16. The system of claim 15 wherein said database comprises multiple languages.

17. The system of claim 15 wherein said series of vocabulary entries comprises a text string.

18. The system of claim 15 wherein said series of vocabulary entries comprises an audio file.

19. The system of claim 15 further comprising a second computer application in communication with said database and adapted to perform the method comprising receiving a number to be represented as a text string, determining a starting level, and for each level, perform a method using said database comprising:

calculate a sublevel;

calculate a position within said sublevel;

finding a pattern for said position within said sublevel

determine an index from said pattern;

determine a vocabulary word from said index; and

adding said vocabulary word to said text string.

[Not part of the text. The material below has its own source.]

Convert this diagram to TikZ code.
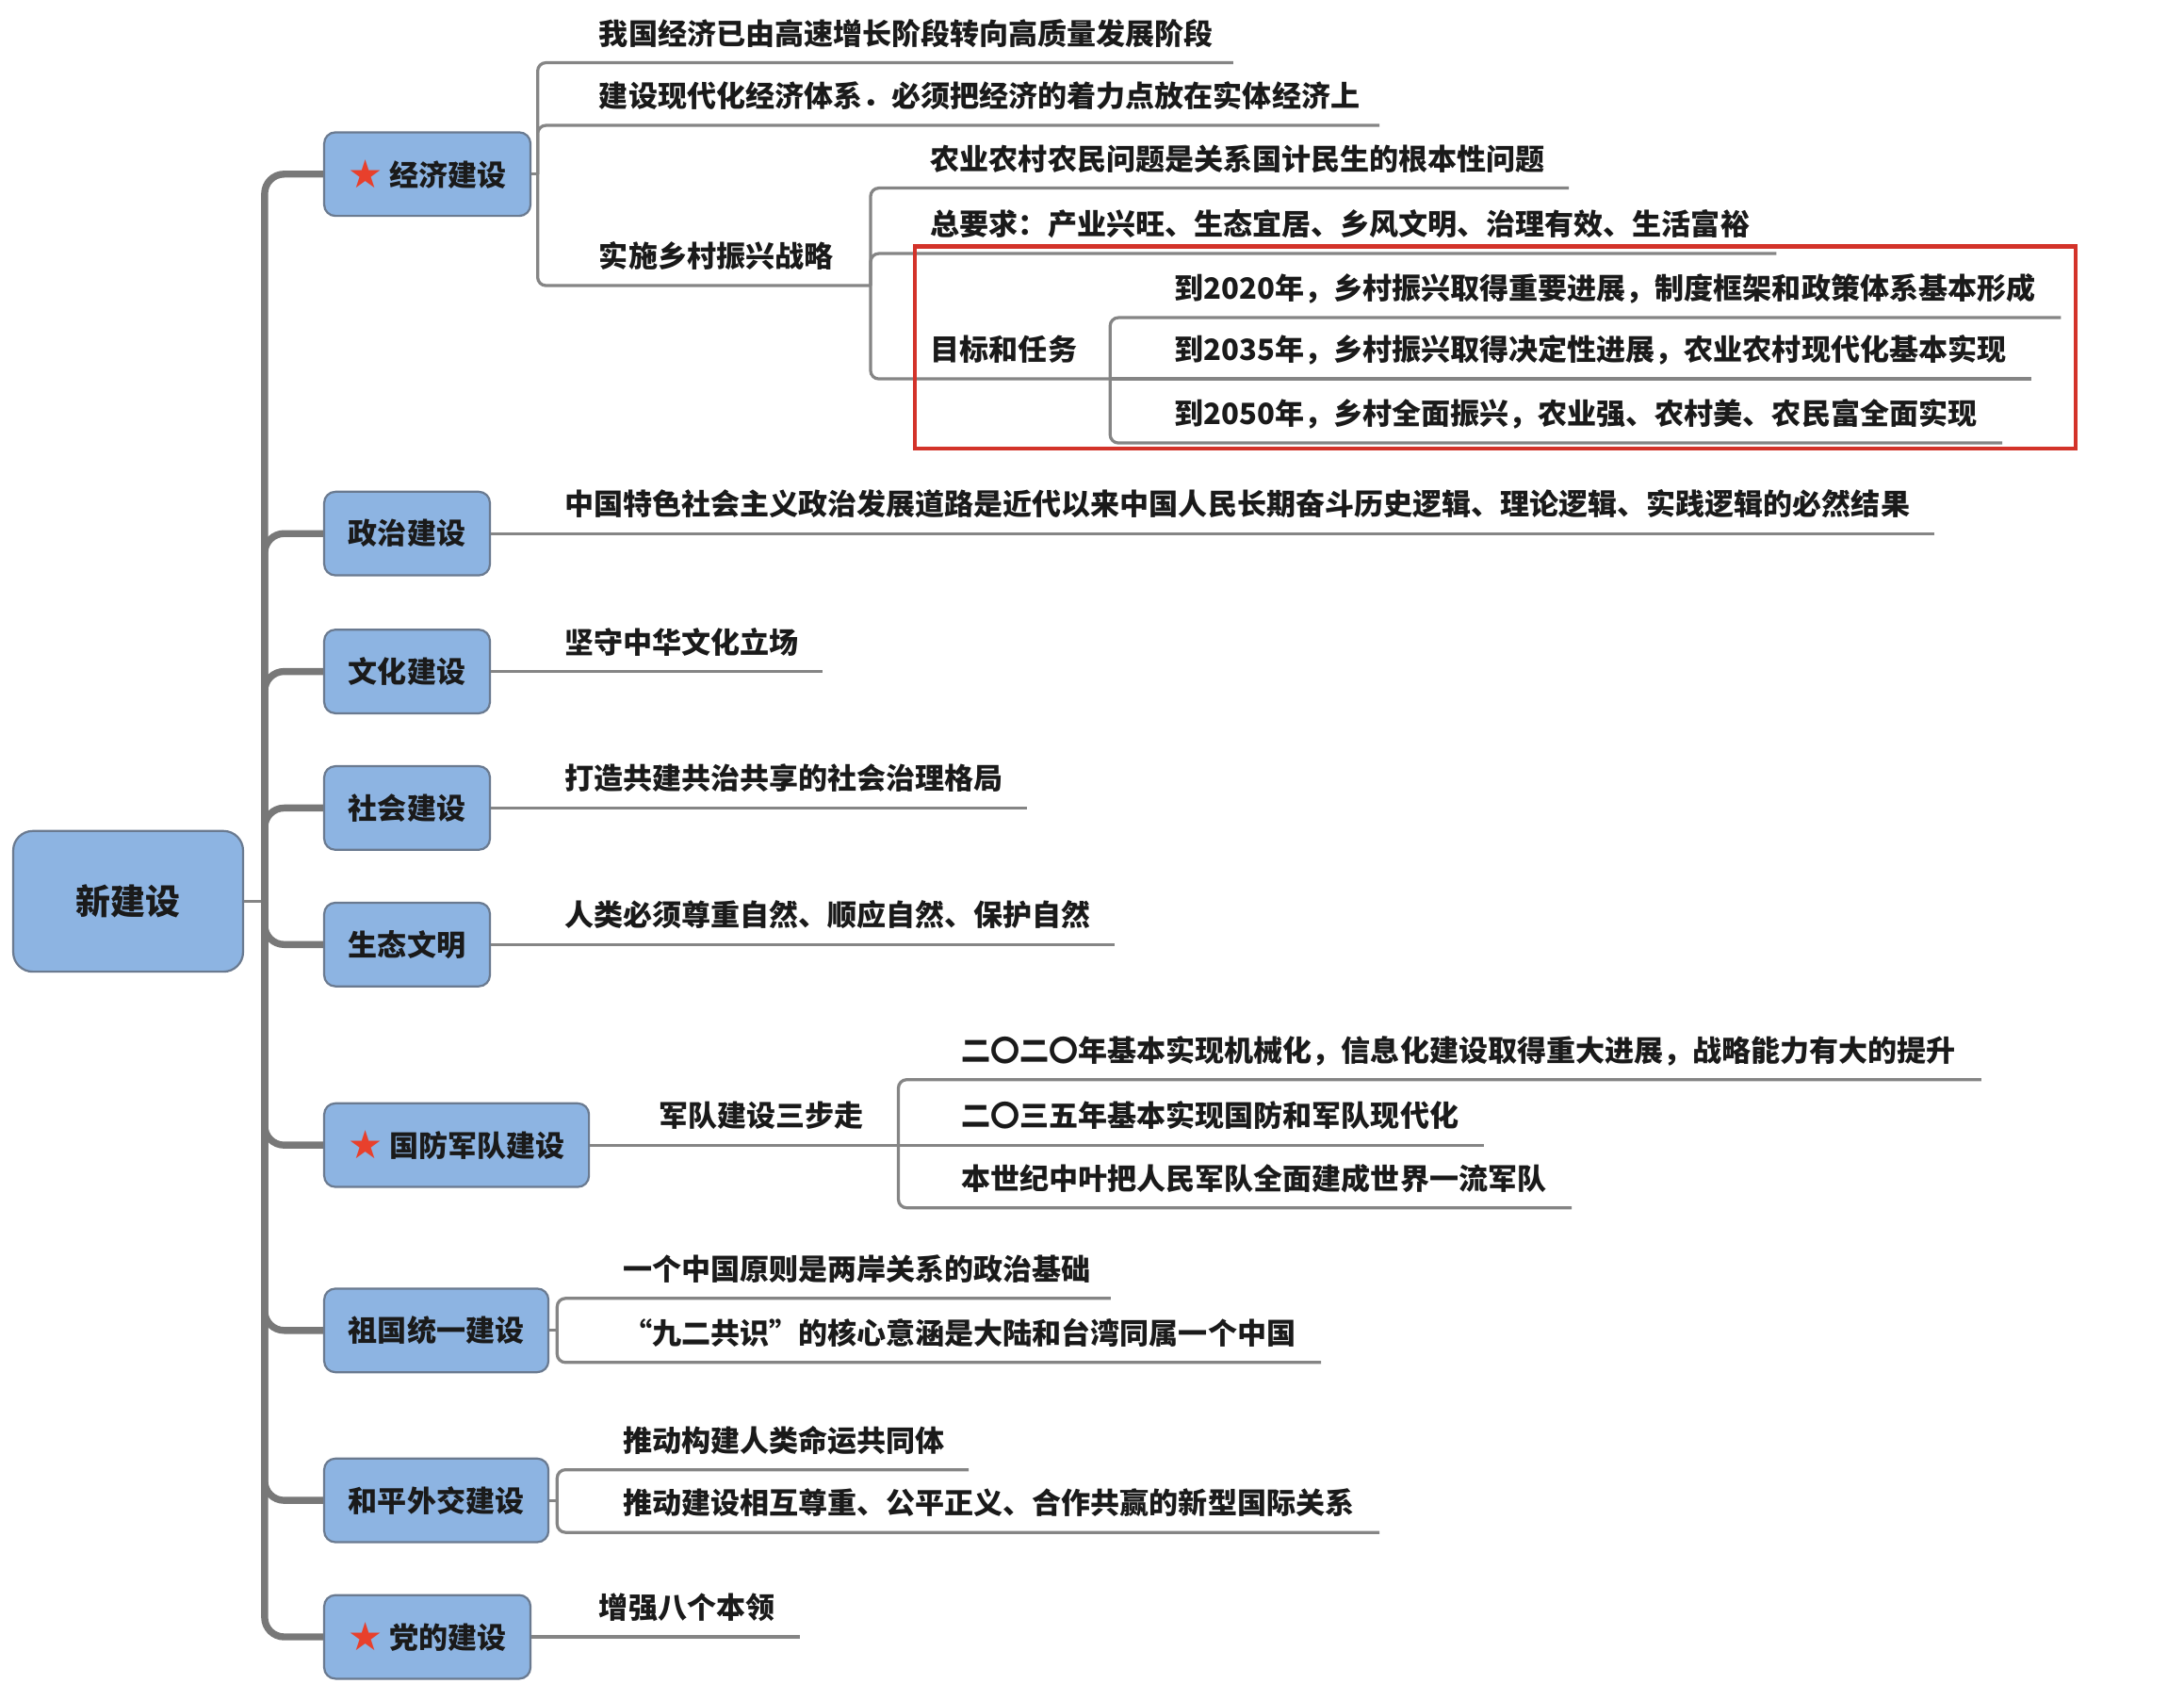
\documentclass[tikz,border=0pt]{standalone}
\usepackage{fontspec}
\setmainfont{Noto Sans CJK SC}
\newfontfamily\symfont{DejaVu Sans}
\definecolor{boxfill}{HTML}{8DB4E2}
\definecolor{boxdraw}{HTML}{6A7A90}
\definecolor{linegray}{HTML}{858585}
\definecolor{trunkgray}{HTML}{787878}
\definecolor{txt}{HTML}{1A1A1A}
\definecolor{starred}{HTML}{E8402C}
\definecolor{framered}{HTML}{D3332A}
\newcommand{\redstar}{\raisebox{-1.5pt}{\symfont\fontsize{28pt}{28pt}\selectfont\textcolor{starred}{★}}\hspace{5pt}}
\begin{document}
\begin{tikzpicture}[x=1pt,y=-1pt,
  lvlbox/.style={draw=boxdraw, fill=boxfill, line width=1.5pt, rounded corners=8pt,
    minimum height=60pt, inner xsep=17.5pt, anchor=west, text=txt,
    font=\bfseries\fontsize{21pt}{25pt}\selectfont},
  starbox/.style={lvlbox, inner xsep=17pt},
  rootbox/.style={draw=boxdraw, fill=boxfill, line width=1.5pt, rounded corners=14pt,
    minimum width=165pt, minimum height=101pt, text=txt,
    font=\bfseries\fontsize{25pt}{30pt}\selectfont},
  leaf/.style={anchor=south west, inner xsep=0pt, inner ysep=13pt, text depth=0pt,
    text=txt, font=\bfseries\fontsize{21pt}{25pt}\selectfont},
  leafline/.style={draw=linegray, line width=2.2pt, rounded corners=6pt},
  trunk/.style={draw=trunkgray, line width=5pt, rounded corners=14pt},
  redframe/.style={draw=framered, line width=3pt}
]
\useasboundingbox (0,0) rectangle (1568,1220);

% root and level-1 boxes
\node[rootbox] (root) at (92,647) {新建设};
\coordinate (tr) at (190,647);
\node[starbox] (b1) at (232,125) {\redstar 经济建设};
\node[lvlbox] (b2) at (232,383) {政治建设};
\node[lvlbox] (b3) at (232,482) {文化建设};
\node[lvlbox] (b4) at (232,580) {社会建设};
\node[lvlbox] (b5) at (232,678) {生态文明};
\node[starbox] (b6) at (232,822) {\redstar 国防军队建设};
\node[lvlbox] (b7) at (232,955) {祖国统一建设};
\node[lvlbox] (b8) at (232,1077) {和平外交建设};
\node[starbox] (b9) at (232,1175) {\redstar 党的建设};

% trunk
\draw[leafline] (root.east) -- (tr);
\foreach \b in {b1,b2,b3,b4,b5,b6,b7,b8,b9}
  \draw[trunk] (tr) |- (\b.west);

% economy
\node[leaf] (l11) at (430,45) {我国经济已由高速增长阶段转向高质量发展阶段};
\node[leaf] (l12) at (430,90) {建设现代化经济体系．必须把经济的着力点放在实体经济上};
\node[leaf] (l13) at (430,205) {实施乡村振兴战略};
\coordinate (j1) at (386,125);
\coordinate (j2) at (625,205);
\draw[leafline] (b1.east) -- (j1);
\draw[leafline] (j1) |- ([xshift=14pt]l11.south east);
\draw[leafline] (j1) |- ([xshift=14pt]l12.south east);
\draw[leafline] (j1) |- (j2);

\node[leaf] (l21) at (668,135) {农业农村农民问题是关系国计民生的根本性问题};
\node[leaf] (l22) at (668,182) {总要求：产业兴旺、生态宜居、乡风文明、治理有效、生活富裕};
\node[leaf] (l23) at (668,272) {目标和任务};
\coordinate (j3) at (797,272);
\draw[leafline] (j2) |- ([xshift=17pt]l21.south east);
\draw[leafline] (j2) |- ([xshift=19pt]l22.south east);
\draw[leafline] (j2) |- (j3);

\node[leaf] (l31) at (843,228) {到2020年，乡村振兴取得重要进展，制度框架和政策体系基本形成};
\node[leaf] (l32) at (843,272) {到2035年，乡村振兴取得决定性进展，农业农村现代化基本实现};
\node[leaf] (l33) at (843,318) {到2050年，乡村全面振兴，农业强、农村美、农民富全面实现};
\draw[leafline] (j3) |- ([xshift=18pt]l31.south east);
\draw[leafline] (j3) -- ([xshift=18pt]l32.south east);
\draw[leafline] (j3) |- ([xshift=18pt]l33.south east);
\draw[redframe] (657,177) rectangle (1490,322);

% politics, culture, society, ecology
\node[leaf] (p1) at (405,383) {中国特色社会主义政治发展道路是近代以来中国人民长期奋斗历史逻辑、理论逻辑、实践逻辑的必然结果};
\draw[leafline] (b2.east) -- ([xshift=17pt]p1.south east);
\node[leaf] (c1) at (405,482) {坚守中华文化立场};
\draw[leafline] (b3.east) -- ([xshift=17pt]c1.south east);
\node[leaf] (s1) at (405,580) {打造共建共治共享的社会治理格局};
\draw[leafline] (b4.east) -- ([xshift=17pt]s1.south east);
\node[leaf] (e1) at (405,678) {人类必须尊重自然、顺应自然、保护自然};
\draw[leafline] (b5.east) -- ([xshift=17pt]e1.south east);

% defense
\node[leaf] (d0) at (473,822) {军队建设三步走};
\coordinate (j6) at (645,822);
\draw[leafline] (b6.east) -- (j6);
\node[leaf] (d1) at (690,775) {二〇二〇年基本实现机械化，信息化建设取得重大进展，战略能力有大的提升};
\node[leaf] (d2) at (690,822) {二〇三五年基本实现国防和军队现代化};
\node[leaf] (d3) at (690,867) {本世纪中叶把人民军队全面建成世界一流军队};
\draw[leafline] (j6) |- ([xshift=18pt]d1.south east);
\draw[leafline] (j6) -- ([xshift=18pt]d2.south east);
\draw[leafline] (j6) |- ([xshift=18pt]d3.south east);

% unification
\coordinate (j7) at (400,955);
\draw[leafline] (b7.east) -- (j7);
\node[leaf] (u1) at (447,932) {一个中国原则是两岸关系的政治基础};
\node[leaf] (u2) at (447,978) {“九二共识”的核心意涵是大陆和台湾同属一个中国};
\draw[leafline] (j7) |- ([xshift=14pt]u1.south east);
\draw[leafline] (j7) |- ([xshift=18pt]u2.south east);

% diplomacy
\coordinate (j8) at (400,1077);
\draw[leafline] (b8.east) -- (j8);
\node[leaf] (f1) at (447,1055) {推动构建人类命运共同体};
\node[leaf] (f2) at (447,1100) {推动建设相互尊重、公平正义、合作共赢的新型国际关系};
\draw[leafline] (j8) |- ([xshift=17pt]f1.south east);
\draw[leafline] (j8) |- ([xshift=18pt]f2.south east);

% party
\node[leaf] (g1) at (430,1175) {增强八个本领};
\draw[leafline] (b9.east) -- ([xshift=18pt]g1.south east);
\end{tikzpicture}
\end{document}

20. The system of claim 15 wherein:

said database further comprises: a second vocabulary for numbers to be represented, said second vocabulary being from a second language; a first radix for said second language; a plurality of levels for repeated words of said second vocabulary, each of said levels being assigned a word recurrence value; and for each of said plurality of levels, a number of sublevel entries equal to said radix, wherein said second vocabulary is mapped to said sublevel entries; and

said first computer application is further adapted to select one of said first language or said second language.